To be done
In the entries below, find the line with "Write the Apache ECharts code for this chart." and the line with "const counts = [12, 12, 4, 4, 31, 8];", then retype both and everything between them exactly. Do not copy the pictures.

Entries supplied
++++++++++++++++++++
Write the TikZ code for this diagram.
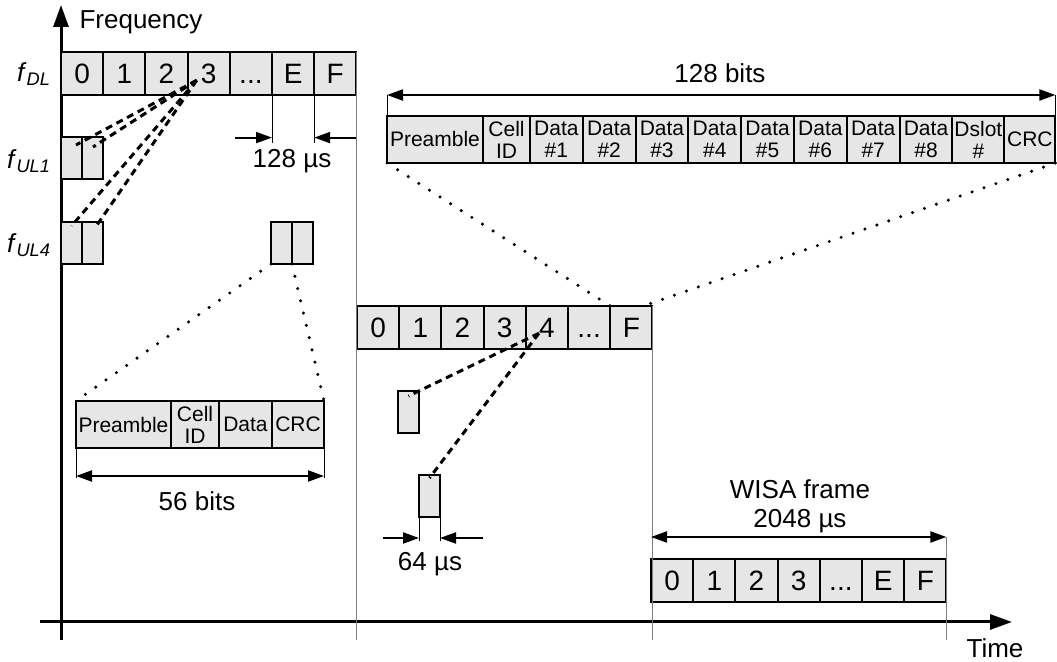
\documentclass[tikz,border=0pt]{standalone}
\usepackage{fontspec}
\setmainfont{Liberation Sans}
\usetikzlibrary{arrows.meta, positioning, calc}
\definecolor{cellgray}{RGB}{230,230,230}
\definecolor{guidegray}{RGB}{125,125,125}
\newcommand\tdots{...}

\begin{document}
\begin{tikzpicture}[x=0.5pt, y=-0.5pt, >={Triangle[length=8pt, width=5.5pt]},
  every node/.style={font=\fontsize{13}{15}\selectfont},
  cell/.style={draw, line width=1pt, fill=cellgray, minimum width=21.1pt, minimum height=21.3pt, inner sep=0pt, outer sep=0pt, text height=10pt, text depth=0pt, font=\fontsize{14}{16}\selectfont},
  field/.style={draw, line width=1pt, fill=cellgray, minimum height=23.5pt, inner sep=0pt, outer sep=0pt, align=center, font=\fontsize{10.5}{11}\selectfont},
  slot/.style={draw, line width=1pt, fill=cellgray, minimum width=10.5pt, minimum height=21pt, inner sep=0pt, outer sep=0pt},
  axis/.style={line width=1.5pt, -{Triangle[length=11pt, width=7.5pt]}},
  dim/.style={line width=1pt, ->},
  dimboth/.style={line width=1pt, <->},
  guide/.style={line width=0.5pt},
  gridline/.style={line width=0.6pt, guidegray},
  map/.style={line width=1.5pt, dash pattern=on 3.5pt off 2.5pt},
  zoomline/.style={line width=1.7pt, line cap=round, dash pattern=on 0pt off 6.3pt}]
	\useasboundingbox (0,0) rectangle (1057,662);

	% axes
	\coordinate (ybot) at (61,640);
	\coordinate (ytop) at (61,5);
	\coordinate (xleft) at (40,622);
	\coordinate (xright) at (1012,622);
	\draw[axis] (ybot) -- (ytop);
	\draw[axis] (xleft) -- (xright);
	\node (freq) at (141,22) {Frequency};
	\node (time) at (995,648) {Time};

	% frequency labels
	\node[anchor=east] (fdl) at (58,74) {\textit{f}\textsubscript{\textit{DL}}};
	\node[anchor=east] (ful1) at (58,161) {\textit{f}\textsubscript{\textit{UL1}}};
	\node[anchor=east] (ful4) at (58,245) {\textit{f}\textsubscript{\textit{UL4}}};

	% frames
	\foreach \lab [count=\i] in {0,1,2,3,\tdots,E,F}
		\node[cell, anchor=north west] (dl\i) at ({61+42.2*(\i-1)},52) {\lab};
	\foreach \lab [count=\i] in {0,1,2,3,4,\tdots,F}
		\node[cell, anchor=north west] (mid\i) at ({357+42.2*(\i-1)},306) {\lab};
	\foreach \lab [count=\i] in {0,1,2,3,\tdots,E,F}
		\node[cell, anchor=north west] (wf\i) at ({651+42.2*(\i-1)},559) {\lab};

	% uplink slots
	\node[slot, anchor=north west] (ul1a) at (61,137) {};
	\node[slot, right=0pt of ul1a] (ul1b) {};
	\node[slot, anchor=north west] (ul4a) at (61,222) {};
	\node[slot, right=0pt of ul4a] (ul4b) {};
	\node[slot, anchor=north west] (upa) at (271,222) {};
	\node[slot, right=0pt of upa] (upb) {};
	\node[slot, anchor=north west] (sl1) at (398,391) {};
	\node[slot, anchor=north west] (sl2) at (419,475) {};

	% downlink packet
	\node[field, minimum width=48pt, anchor=north west] (pk1) at (387,116) {Preamble};
	\foreach \lab/\w [count=\i from 2, remember=\i as \j (initially 1)] in
		{Cell\\ID/23.5pt, Data\\\#1/26.4pt, Data\\\#2/26.4pt, Data\\\#3/26.4pt, Data\\\#4/26.4pt,
		 Data\\\#5/26.4pt, Data\\\#6/26.4pt, Data\\\#7/26.4pt, Data\\\#8/26.4pt, Dslot\\\#/26pt, CRC/25.5pt}
		\node[field, minimum width=\w, right=0pt of pk\j] (pk\i) {\lab};

	% uplink packet
	\node[field, minimum width=47.5pt, anchor=north west] (pb1) at (76,401) {Preamble};
	\node[field, minimum width=24pt, right=0pt of pb1] (pb2) {Cell\\ID};
	\node[field, minimum width=26.5pt, right=0pt of pb2] (pb3) {Data};
	\node[field, minimum width=26pt, right=0pt of pb3] (pb4) {CRC};

	% frame boundaries
	\draw[gridline] (dl7.north east) -- (dl7.north east |- ybot);
	\draw[gridline] (mid7.north east) -- (mid7.north east |- ybot);
	\coordinate (wl) at ($(wf1.north west)+(0,-22)$);
	\coordinate (wr) at ($(wf7.north east)+(0,-22)$);
	\draw[gridline] (wr) -- (wr |- ybot);

	% 128 us
	\coordinate (e1) at ($(dl6.south west)+(0,43)$);
	\coordinate (e2) at ($(dl7.south west)+(0,43)$);
	\draw[guide] (dl6.south west) -- ($(e1)+(0,5)$);
	\draw[guide] (dl7.south west) -- ($(e2)+(0,5)$);
	\draw[dim] ($(e1)+(-37,0)$) -- (e1);
	\draw[dim] (e2 -| dl7.south east) -- (e2);
	\node (t128) at (292,161) {128 µs};

	% 64 us
	\coordinate (s1) at ($(sl2.south west)+(0,21)$);
	\coordinate (s2) at ($(sl2.south east)+(0,21)$);
	\draw[guide] (sl2.south west) -- ($(s1)+(0,3)$);
	\draw[guide] (sl2.south east) -- ($(s2)+(0,3)$);
	\draw[dim] ($(s1)+(-36,0)$) -- (s1);
	\draw[dim] ($(s2)+(43,0)$) -- (s2);
	\node (t64) at (430,564) {64 µs};

	% packet lengths
	\coordinate (b1) at ($(pk1.north west)+(0,-21)$);
	\coordinate (b2) at ($(pk12.north east)+(0,-21)$);
	\draw[guide] (pk1.north west) -- (b1);
	\draw[guide] (pk12.north east) -- (b2);
	\draw[dimboth] (b1) -- (b2);
	\node (t128b) at (720,73) {128 bits};
	\coordinate (c1) at ($(pb1.south west)+(0,28)$);
	\coordinate (c2) at ($(pb4.south east)+(0,28)$);
	\draw[guide] (pb1.south west) -- ($(c1)+(0,2)$);
	\draw[guide] (pb4.south east) -- ($(c2)+(0,2)$);
	\draw[dimboth] (c1) -- (c2);
	\node (t56) at (197,501) {56 bits};

	% frame length
	\draw[dimboth] (wl) -- (wr);
	\node[align=center, font=\fontsize{13}{14.5}\selectfont] (twisa) at (800,506) {WISA frame\\2048 µs};

	% slot mapping
	\coordinate (src3) at ($(dl4.center)+(-12,7)$);
	\draw[map] (src3) -- ($(ul1a.north)+(4.5,8)$);
	\draw[map] (src3) -- ($(ul1b.north)+(0.5,10)$);
	\draw[map] (src3) -- ($(ul4a.north)+(0,4)$);
	\draw[map] (src3) -- ($(ul4b.north)+(4.5,3)$);
	\coordinate (src4) at ($(mid5.center)+(-8,6)$);
	\draw[map] (src4) -- ($(sl1.north)+(0,5)$);
	\draw[map] (src4) -- ($(sl2.north)+(0,3)$);

	% zoom lines
	\draw[zoomline] (pk1.south west) -- (mid7.north west);
	\draw[zoomline] (pk12.south east) -- ($(mid7.north east)+(-9,0)$);
	\draw[zoomline] (upa.south west) -- (pb1.north west);
	\draw[zoomline] (upa.south east) -- (pb4.north east);
\end{tikzpicture}
\end{document}
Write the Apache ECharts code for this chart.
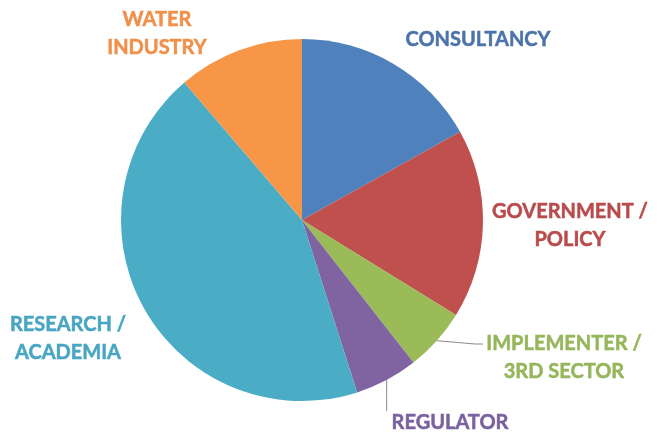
<!DOCTYPE html>
<html>
<head>
<meta charset="utf-8">
<script src="https://cdn.jsdelivr.net/npm/echarts@6/dist/echarts.min.js"></script>
<style>
  html, body { margin: 0; padding: 0; background: #ffffff; }
  #chart { width: 662px; height: 434px; }
</style>
</head>
<body>
<div id="chart"></div>
<script>
// Respondent sectors (counts), clockwise from 12 o'clock
const categories = [
  'CONSULTANCY',
  'GOVERNMENT /\nPOLICY',
  'IMPLEMENTER /\n3RD SECTOR',
  'REGULATOR',
  'RESEARCH /\nACADEMIA',
  'WATER\nINDUSTRY'
];
const counts = [12, 12, 4, 4, 31, 8];

// Office-style theme colours for slices and their labels
const sliceColors = ['#4F81BD', '#C0504D', '#9BBB59', '#8064A2', '#4BACC6', '#F79646'];
const labelColors = ['#4C74AB', '#B94B4C', '#96B65B', '#7A62A0', '#48A6C2', '#F0904A'];
// Leader lines only for the two thin slices at the lower right
const showLeader = [false, false, true, true, false, false];
// Label centres in pixels
const labelSpots = [
  [478, 40], [570, 226], [564, 358], [450, 423], [68, 339], [157, 34]
];

const chart = echarts.init(document.getElementById('chart'), null, { renderer: 'canvas' });

chart.setOption({
  animation: false,
  series: [{
    type: 'pie',
    center: [302, 220],
    radius: 181,
    startAngle: 90,
    clockwise: true,
    avoidLabelOverlap: false,
    data: categories.map((name, i) => ({
      name: name,
      value: counts[i],
      itemStyle: { color: sliceColors[i] },
      label: { color: labelColors[i], textBorderColor: labelColors[i] },
      labelLine: { show: showLeader[i] }
    })),
    itemStyle: { borderWidth: 0 },
    label: {
      show: true,
      position: 'outside',
      formatter: '{b}',
      fontFamily: 'Lato',
      fontWeight: 'bold',
      fontSize: 20,
      lineHeight: 28,
      align: 'center',
      textBorderWidth: 0.5
    },
    labelLine: {
      length: 12,
      length2: 20,
      smooth: false,
      lineStyle: { color: '#8a8a8a', width: 1 }
    },
    labelLayout: function (params) {
      const i = params.dataIndex;
      const p = labelSpots[i];
      const out = { x: p[0], y: p[1], align: 'center', verticalAlign: 'middle' };
      const rect = params.labelRect;
      const top = p[1] - rect.height / 2;
      const left = p[0] - rect.width / 2;
      if (params.labelLinePoints) {
        const s = params.labelLinePoints[0];
        if (i === 3) {
          // the regulator leader drops straight down from the slice edge
          const bottom = top + 2;
          out.labelLinePoints = [[s[0], s[1]], [s[0], (s[1] + bottom) / 2], [s[0], bottom]];
        } else if (i === 2) {
          // the implementer leader meets the first text line from the left
          const endY = top + 14;
          const endX = left - 3;
          out.labelLinePoints = [[s[0], s[1]], [endX - 8, endY], [endX, endY]];
        }
      }
      return out;
    },
    emphasis: { disabled: true }
  }]
});
</script>
</body>
</html>
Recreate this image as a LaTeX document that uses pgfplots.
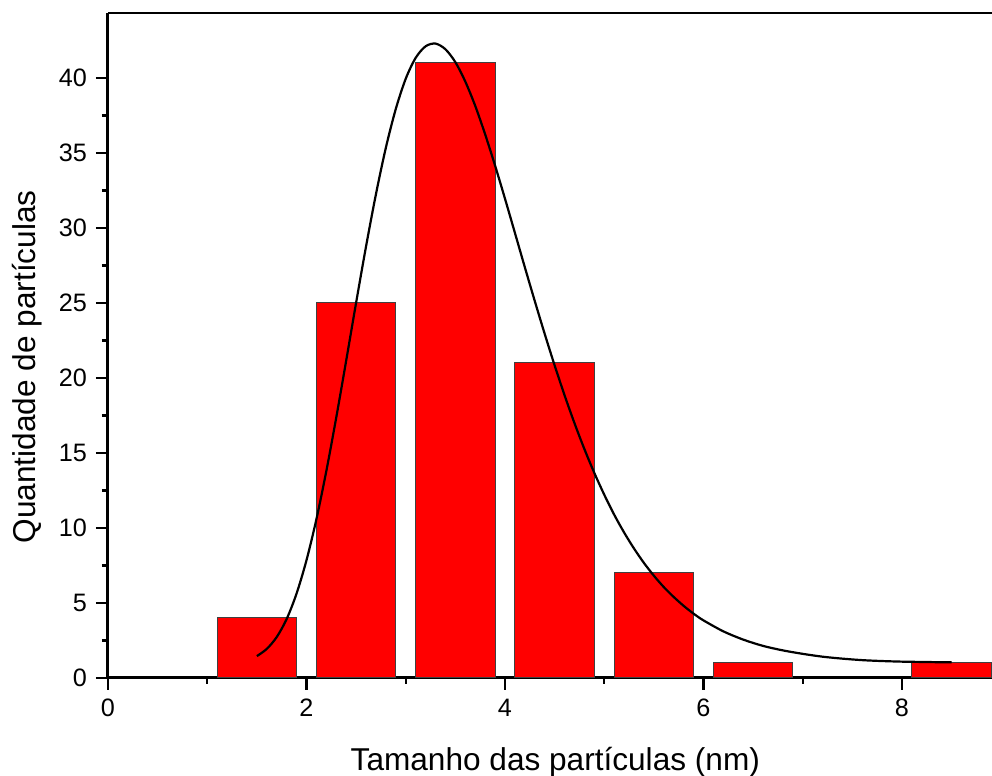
++++++++++++++++++++
Task output
Write the Apache ECharts code for this chart.
<!DOCTYPE html>
<html>
<head>
<meta charset="utf-8">
<script src="https://cdn.jsdelivr.net/npm/echarts@6/dist/echarts.min.js"></script>
<style>
  html, body { margin: 0; padding: 0; background: #ffffff; }
  #chart { width: 662px; height: 434px; }
</style>
</head>
<body>
<div id="chart"></div>
<script>
// Respondent sectors (counts), clockwise from 12 o'clock
const categories = [
  'CONSULTANCY',
  'GOVERNMENT /\nPOLICY',
  'IMPLEMENTER /\n3RD SECTOR',
  'REGULATOR',
  'RESEARCH /\nACADEMIA',
  'WATER\nINDUSTRY'
];
const counts = [12, 12, 4, 4, 31, 8];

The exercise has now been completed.